Supplied material ->

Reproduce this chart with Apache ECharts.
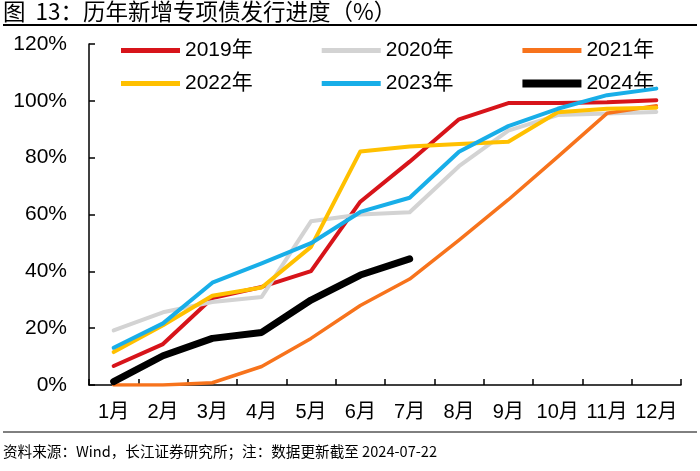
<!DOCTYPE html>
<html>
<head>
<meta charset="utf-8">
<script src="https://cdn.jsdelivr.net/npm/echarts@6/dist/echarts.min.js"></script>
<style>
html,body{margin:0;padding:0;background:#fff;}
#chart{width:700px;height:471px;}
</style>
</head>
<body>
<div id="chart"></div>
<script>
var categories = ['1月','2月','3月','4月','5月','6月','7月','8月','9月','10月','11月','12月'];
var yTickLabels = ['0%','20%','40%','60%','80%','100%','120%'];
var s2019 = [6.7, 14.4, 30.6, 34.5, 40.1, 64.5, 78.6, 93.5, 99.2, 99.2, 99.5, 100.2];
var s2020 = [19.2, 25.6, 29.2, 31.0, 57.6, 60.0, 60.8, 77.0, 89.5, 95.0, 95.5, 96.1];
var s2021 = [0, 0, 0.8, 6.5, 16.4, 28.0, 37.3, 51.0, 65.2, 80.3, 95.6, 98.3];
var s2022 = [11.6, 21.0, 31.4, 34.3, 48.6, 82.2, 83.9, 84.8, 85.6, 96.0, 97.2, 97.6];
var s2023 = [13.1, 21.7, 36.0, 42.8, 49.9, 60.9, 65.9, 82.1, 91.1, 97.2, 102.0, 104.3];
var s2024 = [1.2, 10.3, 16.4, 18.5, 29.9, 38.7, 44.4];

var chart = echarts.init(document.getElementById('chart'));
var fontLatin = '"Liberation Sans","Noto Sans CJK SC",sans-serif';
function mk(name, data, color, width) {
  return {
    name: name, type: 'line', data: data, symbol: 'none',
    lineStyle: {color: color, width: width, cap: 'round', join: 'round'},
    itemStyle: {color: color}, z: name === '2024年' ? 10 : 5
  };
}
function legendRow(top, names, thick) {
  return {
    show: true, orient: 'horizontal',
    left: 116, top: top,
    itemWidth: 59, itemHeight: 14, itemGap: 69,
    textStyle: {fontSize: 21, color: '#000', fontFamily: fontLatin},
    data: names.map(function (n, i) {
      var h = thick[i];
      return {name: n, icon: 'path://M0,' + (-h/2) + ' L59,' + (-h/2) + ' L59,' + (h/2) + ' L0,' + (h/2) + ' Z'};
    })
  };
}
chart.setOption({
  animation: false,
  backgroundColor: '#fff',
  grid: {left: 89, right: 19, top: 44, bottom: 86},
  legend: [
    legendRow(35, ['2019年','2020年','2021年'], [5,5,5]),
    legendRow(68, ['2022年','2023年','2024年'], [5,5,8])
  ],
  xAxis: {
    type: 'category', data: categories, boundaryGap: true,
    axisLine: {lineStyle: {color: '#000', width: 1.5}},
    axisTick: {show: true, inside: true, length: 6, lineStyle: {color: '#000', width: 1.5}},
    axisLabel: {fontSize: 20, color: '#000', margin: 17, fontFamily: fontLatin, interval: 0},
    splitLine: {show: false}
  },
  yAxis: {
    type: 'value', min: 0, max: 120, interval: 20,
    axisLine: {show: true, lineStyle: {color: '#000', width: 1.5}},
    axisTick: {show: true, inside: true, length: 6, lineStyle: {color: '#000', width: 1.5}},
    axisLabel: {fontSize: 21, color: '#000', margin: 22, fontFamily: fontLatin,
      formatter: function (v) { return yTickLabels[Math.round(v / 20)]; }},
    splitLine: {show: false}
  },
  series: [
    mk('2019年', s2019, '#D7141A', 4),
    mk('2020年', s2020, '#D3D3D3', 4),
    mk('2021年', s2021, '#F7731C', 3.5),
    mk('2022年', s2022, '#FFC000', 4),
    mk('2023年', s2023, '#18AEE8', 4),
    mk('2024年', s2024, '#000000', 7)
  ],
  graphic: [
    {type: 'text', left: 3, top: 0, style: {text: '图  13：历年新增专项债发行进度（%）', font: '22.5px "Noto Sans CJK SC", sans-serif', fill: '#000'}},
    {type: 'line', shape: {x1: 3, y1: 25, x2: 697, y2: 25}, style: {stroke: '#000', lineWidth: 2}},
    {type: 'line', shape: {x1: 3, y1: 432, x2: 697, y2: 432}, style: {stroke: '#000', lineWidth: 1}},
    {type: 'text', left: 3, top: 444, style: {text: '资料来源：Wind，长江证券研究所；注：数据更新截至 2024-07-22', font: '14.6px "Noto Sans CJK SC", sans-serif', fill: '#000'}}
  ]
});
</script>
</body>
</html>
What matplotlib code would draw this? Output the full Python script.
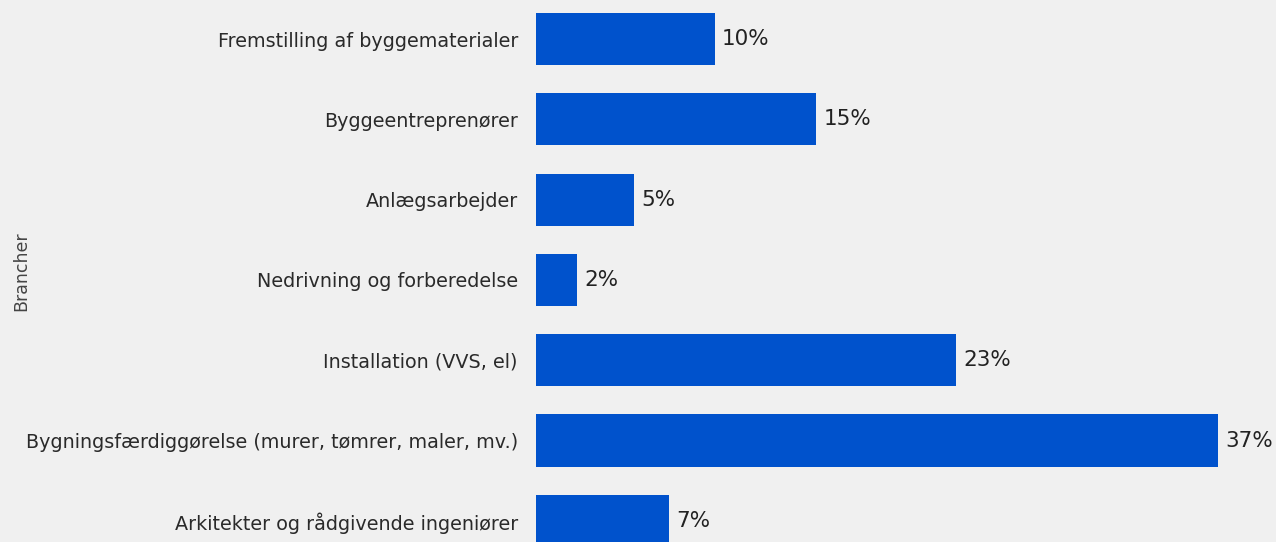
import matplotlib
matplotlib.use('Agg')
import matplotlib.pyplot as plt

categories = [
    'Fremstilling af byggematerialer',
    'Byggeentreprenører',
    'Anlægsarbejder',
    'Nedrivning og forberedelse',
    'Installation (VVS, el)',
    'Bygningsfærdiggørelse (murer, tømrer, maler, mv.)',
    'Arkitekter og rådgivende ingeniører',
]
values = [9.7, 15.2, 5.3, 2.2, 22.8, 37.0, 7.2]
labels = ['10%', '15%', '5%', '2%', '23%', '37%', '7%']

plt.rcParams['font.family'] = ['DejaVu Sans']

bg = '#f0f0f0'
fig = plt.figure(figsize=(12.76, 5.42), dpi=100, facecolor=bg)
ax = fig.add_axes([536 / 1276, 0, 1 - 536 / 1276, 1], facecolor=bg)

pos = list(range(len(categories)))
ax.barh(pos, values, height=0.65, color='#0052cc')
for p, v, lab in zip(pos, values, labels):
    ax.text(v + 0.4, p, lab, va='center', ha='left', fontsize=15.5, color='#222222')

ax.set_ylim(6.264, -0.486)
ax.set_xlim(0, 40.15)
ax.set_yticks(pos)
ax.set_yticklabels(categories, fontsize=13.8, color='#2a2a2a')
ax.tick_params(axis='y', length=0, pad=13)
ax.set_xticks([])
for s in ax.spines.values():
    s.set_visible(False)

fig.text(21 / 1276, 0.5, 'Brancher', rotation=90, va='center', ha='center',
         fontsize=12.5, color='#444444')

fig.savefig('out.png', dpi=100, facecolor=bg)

What you should do ->
Show all lines in the entries above where the word "script" appears.

Result of the exercise ->
<script src="https://cdn.jsdelivr.net/npm/echarts@6/dist/echarts.min.js"></script>
<script>
</script>
What matplotlib code would draw this? Output the full Python script.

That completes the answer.